When you’ve created a target group, you can set this group as a load balancing target for the whole service. Each instance of the service will be added and removed from this group depending on it’s health. When the target group detects an unhealthy instance (it can’t connect to it) it will even replace it automatically in ECS.
Now you have a target group with a few services, you can create an ELB and point to the target group. When you go to the public url for that load balancer it will look at the target group and divide connections depending on the method you choose (least connections for example).
The ELB also allows you to easily accept https connections over port 443 by using the AWS Certificate Manager. Creating a certificate and connecting it to an ELB takes like 1 minute.
You can enable autoscaling on an ECS service by using scaling policies, but I don’t need that at the moment so haven’t tried that out. Right now scaling for me consists of going into the service, changing the count and clicking update
I’m really pleased with the current deployment strategy I’m using, it’s really stable and very smooth to deploy new versions. The only thing I’m going to add very soon is a separate build server. This server will listen to certain branches in a git repository (for example a staging and production release branch), when a new commit is detected it will pull it, build the meteor project, create a tarball and upload it to S3. Then the docker images will pull that tarball from S3 and use it to start a new meteor server and replace the old versions. I’m probably reinventing the wheel and certain CI tools probably do exactly what my requirements are, but this way I know exactly what’s going on and have full control over the process.
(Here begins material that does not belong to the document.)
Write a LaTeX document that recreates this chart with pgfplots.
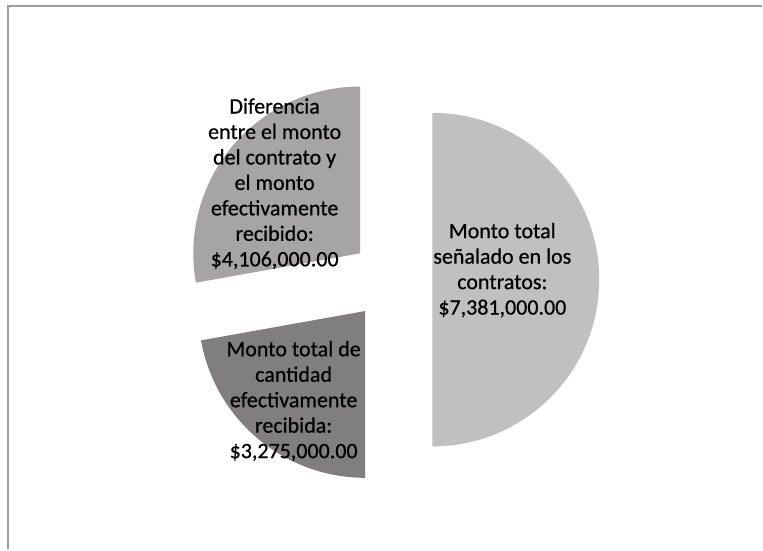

By the way, the reason I really need to build meteor projects on the server is because I’m on windows and I’ve come across a lot of problems with inconsistent npm binaries. Building on the environment that you’re going to run it makes more sense to me.
I don’t have much experience with beanstalk, but as far as I can gather it’s an automation layer to create an environment like what I’m using. Instead of creating the components like the cluster, service, target group and load balancer yourself beanstalk creates them programmatically. That’s probably real handy for huge projects with many different environments, but for most meteor projects it’s probably overkill. All the aforementioned stuff only needs to be created once and takes really little time, especially when you’ve done it a few times before.
Hope this helps or at least give you a possible alternative.